Aujourd’hui, en France, Google est le champion des moteurs de recherche, les chiffres l’attestent. Chaque mois le moteur de recherche Google.fr s’octroie pas moins de 90% en parts de visites. Une stratégie de référencement des sites de presse français basée uniquement sur Google est une mauvaise stratégie. Un pays diversifie ses importations de pétrole pour éviter la dépendance.
Ce qui est une menace ce n’est pas Google, c’est plutôt la stratégie choisie. En d’autres termes si les sites de presse n’étaient pas dépendants de Google, la menace serait aussi dangereuse qu’un pistolet à eau.
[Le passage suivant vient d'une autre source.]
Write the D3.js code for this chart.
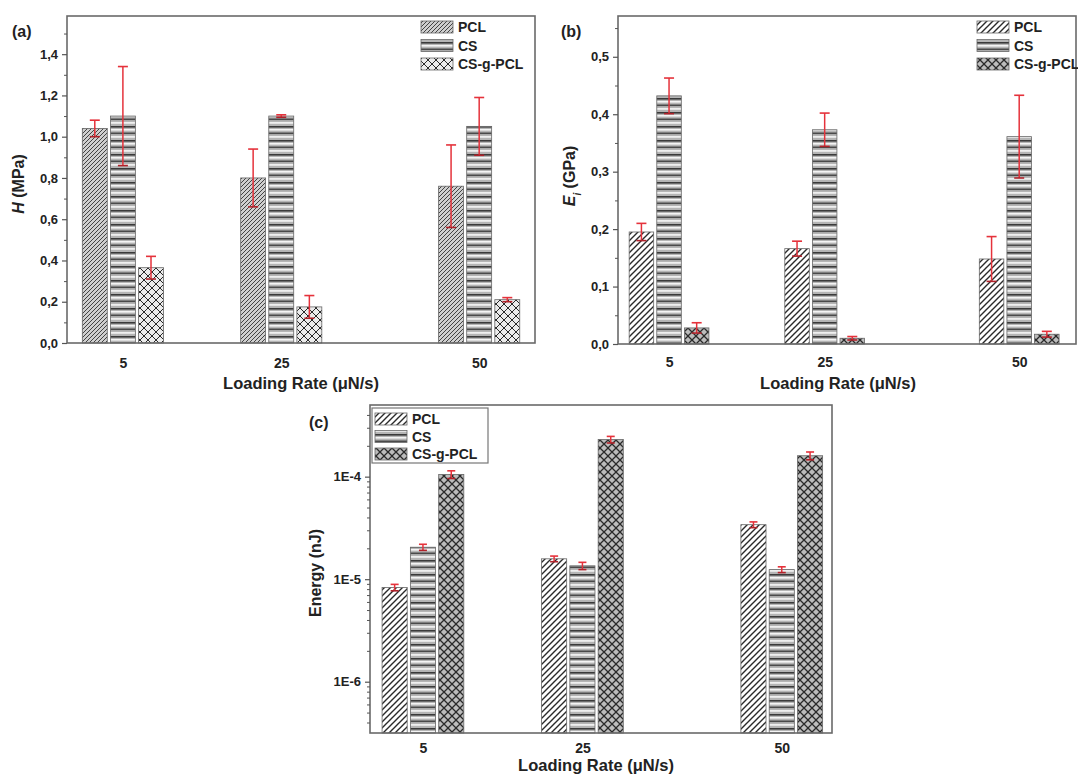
<!DOCTYPE html>
<html>
<head>
<meta charset="utf-8">
<script src="https://cdn.jsdelivr.net/npm/d3@7"></script>
<style>
  html, body { margin: 0; padding: 0; background: #fff; }
  svg { display: block; font-family: "Liberation Sans", Arial, sans-serif; }
  text { font-weight: bold; fill: #222; }
</style>
</head>
<body>
<svg id="chart" width="1078" height="776"></svg>
<script>
// ---------------- DATA ----------------
const loadingRates = [5, 25, 50];
const seriesNames = ["PCL", "CS", "CS-g-PCL"];

// (a) Hardness H (MPa)
const hardnessPCL = [1.04, 0.80, 0.76];
const hardnessPCLErr = [0.04, 0.14, 0.20];
const hardnessCS = [1.10, 1.10, 1.05];
const hardnessCSErr = [0.24, 0.006, 0.14];
const hardnessCSgPCL = [0.365, 0.175, 0.21];
const hardnessCSgPCLErr = [0.055, 0.055, 0.01];
const hardnessTicks = [0, 0.2, 0.4, 0.6, 0.8, 1.0, 1.2, 1.4];
const hardnessMinorTicks = [0.1, 0.3, 0.5, 0.7, 0.9, 1.1, 1.3, 1.5];

// (b) Modulus Ei (GPa)
const modulusPCL = [0.195, 0.166, 0.148];
const modulusPCLErr = [0.015, 0.013, 0.039];
const modulusCS = [0.432, 0.373, 0.361];
const modulusCSErr = [0.031, 0.029, 0.072];
const modulusCSgPCL = [0.028, 0.010, 0.017];
const modulusCSgPCLErr = [0.009, 0.003, 0.005];
const modulusTicks = [0, 0.1, 0.2, 0.3, 0.4, 0.5];
const modulusMinorTicks = [0.05, 0.15, 0.25, 0.35, 0.45, 0.55];

// (c) Energy (nJ), log scale
const energyPCL = [8.3e-6, 1.58e-5, 3.4e-5];
const energyPCLErr = [0.6e-6, 1.0e-6, 2.2e-6];
const energyCS = [2.05e-5, 1.35e-5, 1.24e-5];
const energyCSErr = [1.4e-6, 1.1e-6, 0.8e-6];
const energyCSgPCL = [1.05e-4, 2.3e-4, 1.6e-4];
const energyCSgPCLErr = [0.09e-4, 0.17e-4, 0.14e-4];
const energyTicks = [1e-6, 1e-5, 1e-4];
const energyTickLabels = ["1E-6", "1E-5", "1E-4"];

// ---------------- DRAWING ----------------
const svg = d3.select("#chart");
svg.append("rect").attr("width", 1078).attr("height", 776).attr("fill", "#fff");
const defs = svg.append("defs");

function makeDiag(id, size, bg, sw, col) {
  const p = defs.append("pattern").attr("id", id).attr("patternUnits", "userSpaceOnUse")
    .attr("width", size).attr("height", size);
  p.append("rect").attr("width", size).attr("height", size).attr("fill", bg);
  p.append("path").attr("d", `M0,${size} L${size},0 M${-size/2},${size/2} L${size/2},${-size/2} M${size/2},${size*1.5} L${size*1.5},${size/2}`)
    .attr("stroke", col).attr("stroke-width", sw);
}
function makeHoriz(id) {
  const p = defs.append("pattern").attr("id", id).attr("patternUnits", "userSpaceOnUse")
    .attr("width", 10).attr("height", 14);
  p.append("rect").attr("width", 10).attr("height", 14).attr("fill", "#b5b5b5");
  p.append("rect").attr("y", 0).attr("width", 10).attr("height", 1.6).attr("fill", "#3a3a3a");
  p.append("rect").attr("y", 3).attr("width", 10).attr("height", 1.6).attr("fill", "#f4f4f4");
  p.append("rect").attr("y", 6.5).attr("width", 10).attr("height", 1.6).attr("fill", "#4a4a4a");
  p.append("rect").attr("y", 10).attr("width", 10).attr("height", 1.8).attr("fill", "#efefef");
}
function makeCross(id, size, bg, sw) {
  const p = defs.append("pattern").attr("id", id).attr("patternUnits", "userSpaceOnUse")
    .attr("width", size).attr("height", size);
  p.append("rect").attr("width", size).attr("height", size).attr("fill", bg);
  p.append("path").attr("d", `M0,0 L${size},${size} M0,${size} L${size},0`)
    .attr("stroke", "#2a2a2a").attr("stroke-width", sw);
}
makeDiag("pclA", 4, "#cfcfcf", 0.9, "#333");
makeDiag("pclB", 6, "#ffffff", 1.4, "#2a2a2a");
makeHoriz("cs");
makeCross("cgpA", 8, "#ececec", 1.0);
makeCross("cgpC", 8, "#bcbcbc", 1.3);

const errColor = "#e5323b";

function drawPanel(cfg) {
  const g = svg.append("g");
  const x = d3.scaleLinear().domain(cfg.xDomain).range([cfg.left, cfg.right]);
  const y = cfg.log
    ? d3.scaleLog().domain(cfg.yDomain).range([cfg.bottom, cfg.top])
    : d3.scaleLinear().domain(cfg.yDomain).range([cfg.bottom, cfg.top]);

  const offsets = [-3.55, 0, 3.55];
  const bw = x(3.15) - x(0);
  const series = cfg.series;

  series.forEach((s, si) => {
    const rows = loadingRates.map((r, i) => ({r, v: s.values[i], e: s.errs[i]}));
    g.selectAll(null).data(rows).enter().append("rect")
      .attr("x", d => x(d.r + offsets[si]) - bw / 2)
      .attr("y", d => y(d.v))
      .attr("width", bw)
      .attr("height", d => cfg.bottom - y(d.v))
      .attr("fill", `url(#${s.fill})`)
      .attr("stroke", "#666").attr("stroke-width", 0.8);
    const eg = g.selectAll(null).data(rows).enter().append("g");
    const cap = cfg.cap;
    eg.append("line").attr("x1", d => x(d.r + offsets[si])).attr("x2", d => x(d.r + offsets[si]))
      .attr("y1", d => y(d.v + d.e)).attr("y2", d => y(d.v - d.e))
      .attr("stroke", errColor).attr("stroke-width", 1.5);
    eg.append("line").attr("x1", d => x(d.r + offsets[si]) - cap).attr("x2", d => x(d.r + offsets[si]) + cap)
      .attr("y1", d => y(d.v + d.e)).attr("y2", d => y(d.v + d.e))
      .attr("stroke", errColor).attr("stroke-width", 1.6);
    eg.append("line").attr("x1", d => x(d.r + offsets[si]) - cap).attr("x2", d => x(d.r + offsets[si]) + cap)
      .attr("y1", d => y(d.v - d.e)).attr("y2", d => y(d.v - d.e))
      .attr("stroke", "#b0222a").attr("stroke-width", 1.6);
  });

  // frame
  g.append("rect").attr("x", cfg.left).attr("y", cfg.top)
    .attr("width", cfg.right - cfg.left).attr("height", cfg.bottom - cfg.top)
    .attr("fill", "none").attr("stroke", "#6a6a6a").attr("stroke-width", 1.6);

  // y axis major
  const yAxis = d3.axisLeft(y).tickValues(cfg.yTicks).tickSize(5).tickPadding(4)
    .tickFormat((d, i) => cfg.yFormat(d, i));
  const ya = g.append("g").attr("transform", `translate(${cfg.left},0)`).call(yAxis);
  ya.select(".domain").remove();
  ya.selectAll("line").attr("stroke", "#555").attr("stroke-width", 1.2);
  ya.selectAll("text").attr("font-size", 13).attr("font-weight", "bold").attr("fill", "#333")
    .attr("font-family", "Liberation Sans, Arial, sans-serif");
  // minor
  const ym = g.append("g").attr("transform", `translate(${cfg.left},0)`)
    .call(d3.axisLeft(y).tickValues(cfg.yMinor).tickSize(3).tickFormat(""));
  ym.select(".domain").remove();
  ym.selectAll("line").attr("stroke", "#555").attr("stroke-width", 1);

  // x axis labels
  const xAxis = d3.axisBottom(x).tickValues(loadingRates).tickSize(0).tickPadding(cfg.xPad)
    .tickFormat(d3.format("d"));
  const xa = g.append("g").attr("transform", `translate(0,${cfg.bottom})`).call(xAxis);
  xa.select(".domain").remove();
  xa.selectAll("text").attr("font-size", 14).attr("font-weight", "bold").attr("fill", "#333")
    .attr("font-family", "Liberation Sans, Arial, sans-serif");

  // titles
  g.append("text").attr("x", cfg.xTitle[0]).attr("y", cfg.xTitle[1]).attr("text-anchor", "middle")
    .attr("font-size", 16.5).text("Loading Rate (μN/s)");
  const yt = g.append("text").attr("transform", `translate(${cfg.yTitle[0]},${cfg.yTitle[1]}) rotate(-90)`)
    .attr("text-anchor", "middle").attr("font-size", 16);
  cfg.yTitleParts.forEach(p => {
    const t = yt.append("tspan").text(p.t);
    if (p.italic) t.attr("font-style", "italic");
    if (p.sub) t.attr("baseline-shift", "sub").attr("font-size", 10);
  });
  g.append("text").attr("x", cfg.label[0]).attr("y", cfg.label[1]).attr("font-size", 16).text(cfg.labelText);

  // legend
  const lg = g.append("g");
  if (cfg.legendBox) {
    lg.append("rect").attr("x", cfg.legendBox[0]).attr("y", cfg.legendBox[1])
      .attr("width", cfg.legendBox[2]).attr("height", cfg.legendBox[3])
      .attr("fill", "#fff").attr("stroke", "#777").attr("stroke-width", 1.2);
  }
  series.forEach((s, si) => {
    const yy = cfg.legend[1] + si * cfg.legendStep;
    lg.append("rect").attr("x", cfg.legend[0]).attr("y", yy - 6).attr("width", 32).attr("height", 12)
      .attr("fill", `url(#${s.fill})`).attr("stroke", "#666").attr("stroke-width", 0.8);
    lg.append("text").attr("x", cfg.legend[0] + 37).attr("y", yy + 5).attr("font-size", 14)
      .text(seriesNames[si]);
  });
}

const commaFmt = d => d3.format(".1f")(d).replace(".", ",");

drawPanel({
  left: 67, right: 535, top: 16, bottom: 343,
  xDomain: [-2.06, 57.05], yDomain: [0, 1.585],
  yTicks: hardnessTicks, yMinor: hardnessMinorTicks, yFormat: commaFmt,
  series: [
    {values: hardnessPCL, errs: hardnessPCLErr, fill: "pclA"},
    {values: hardnessCS, errs: hardnessCSErr, fill: "cs"},
    {values: hardnessCSgPCL, errs: hardnessCSgPCLErr, fill: "cgpA"}
  ],
  cap: 5, xPad: 15,
  xTitle: [301, 389], yTitle: [24, 184],
  yTitleParts: [{t: "H", italic: true}, {t: " (MPa)"}],
  label: [12, 37], labelText: "(a)",
  legend: [421, 27], legendStep: 18.5
});

drawPanel({
  left: 618, right: 1076, top: 16, bottom: 344,
  xDomain: [-1.56, 57.3], yDomain: [0, 0.571],
  yTicks: modulusTicks, yMinor: modulusMinorTicks, yFormat: commaFmt,
  series: [
    {values: modulusPCL, errs: modulusPCLErr, fill: "pclB"},
    {values: modulusCS, errs: modulusCSErr, fill: "cs"},
    {values: modulusCSgPCL, errs: modulusCSgPCLErr, fill: "cgpC"}
  ],
  cap: 5, xPad: 13,
  xTitle: [838, 389], yTitle: [575, 176],
  yTitleParts: [{t: "E", italic: true}, {t: "i", italic: true, sub: true}, {t: " (GPa)"}],
  label: [561, 37], labelText: "(b)",
  legend: [977, 27], legendStep: 18.5
});

const energyMinor = [];
[1e-7, 1e-6, 1e-5, 1e-4].forEach(dec => { for (let k = 2; k <= 9; k++) energyMinor.push(dec * k); });

drawPanel({
  left: 370, right: 832, top: 405, bottom: 733, log: true,
  xDomain: [-1.64, 56.3], yDomain: [3.16e-7, 5.0e-4],
  yTicks: energyTicks, yMinor: energyMinor.filter(v => v > 3.16e-7 && v < 5.0e-4),
  yFormat: (d) => energyTickLabels[energyTicks.indexOf(d)],
  series: [
    {values: energyPCL, errs: energyPCLErr, fill: "pclB"},
    {values: energyCS, errs: energyCSErr, fill: "cs"},
    {values: energyCSgPCL, errs: energyCSgPCLErr, fill: "cgpC"}
  ],
  cap: 4, xPad: 10,
  xTitle: [596, 771], yTitle: [321, 573],
  yTitleParts: [{t: "Energy (nJ)"}],
  label: [309, 428], labelText: "(c)",
  legend: [375, 419], legendStep: 17.5,
  legendBox: [372, 408, 116, 55]
});
</script>
</body>
</html>
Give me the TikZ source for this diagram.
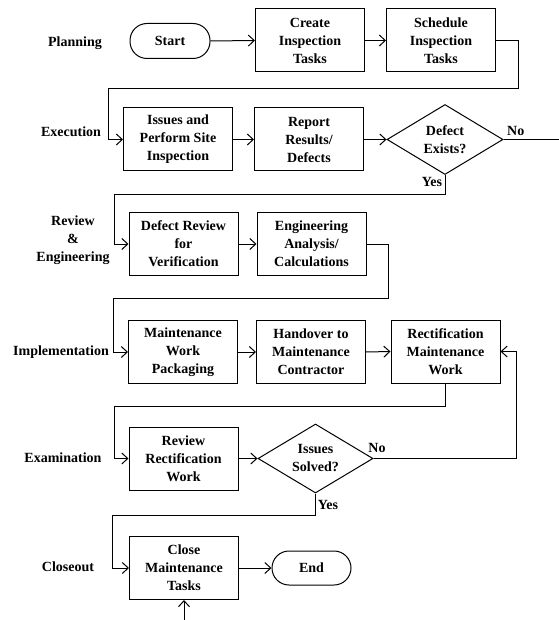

La réalité est qu’aujourd’hui Google a le droit de vie ou de mort sur les sites de presse française parce que les professionnels du référencement l’ont voulu, consciemment ou inconsciemment. Être bien référencé dans les moteurs de Google, uniquement dans les moteurs de Google, c’est se mettre une chaîne autour du cou.
Frédéric
19 octobre 2012 8 h 45 minLa conclusion s’imposait ” Être bien référencé dans les moteurs de Google, uniquement dans les moteurs de Google, c’est se mettre une chaîne autour du cou.”
J’en ai fait la triste expérience récemment et je compte bien cesser de mettre tous mes oeufs dans le même panier.
A force de tirer sur la corde mister gg perdra son hégémonie tous ceux dont l’activité reposent sur internet trouveront de nouveaux mode de promotion et de communication, d’ailleurs ça a déjà commencé (twitter, facebook, viadeo…)
Julien Muller
19 octobre 2012 10 h 55 minHello,
je trouve cet article très intéressant, surtout que nos points de vue se recoupent.
Google est surement maintenant l’entreprise la plus influente du monde, pour preuve, je pense que leur “menace” envers le gouvernement français est justifiée et causerait beaucoup plus de perte que ce qu’on peut imaginer.
Juste à titre d’exemple, les liens provenant des journaux français redirigent souvent vers d’autre sites de particuliers et surtout d’entreprise. Ce sont également ces sites internet qui seraient pénalisés et par la suite, l’argent des taxes sur les entreprises qui vivent du web chuteraient, et nos professions dans le web seraient moins attractives.
bref, tout ça pour dire que le gouvernement devrait faire attention à pas exploser la bulle internet en voulant taxer des entreprises aussi importantes.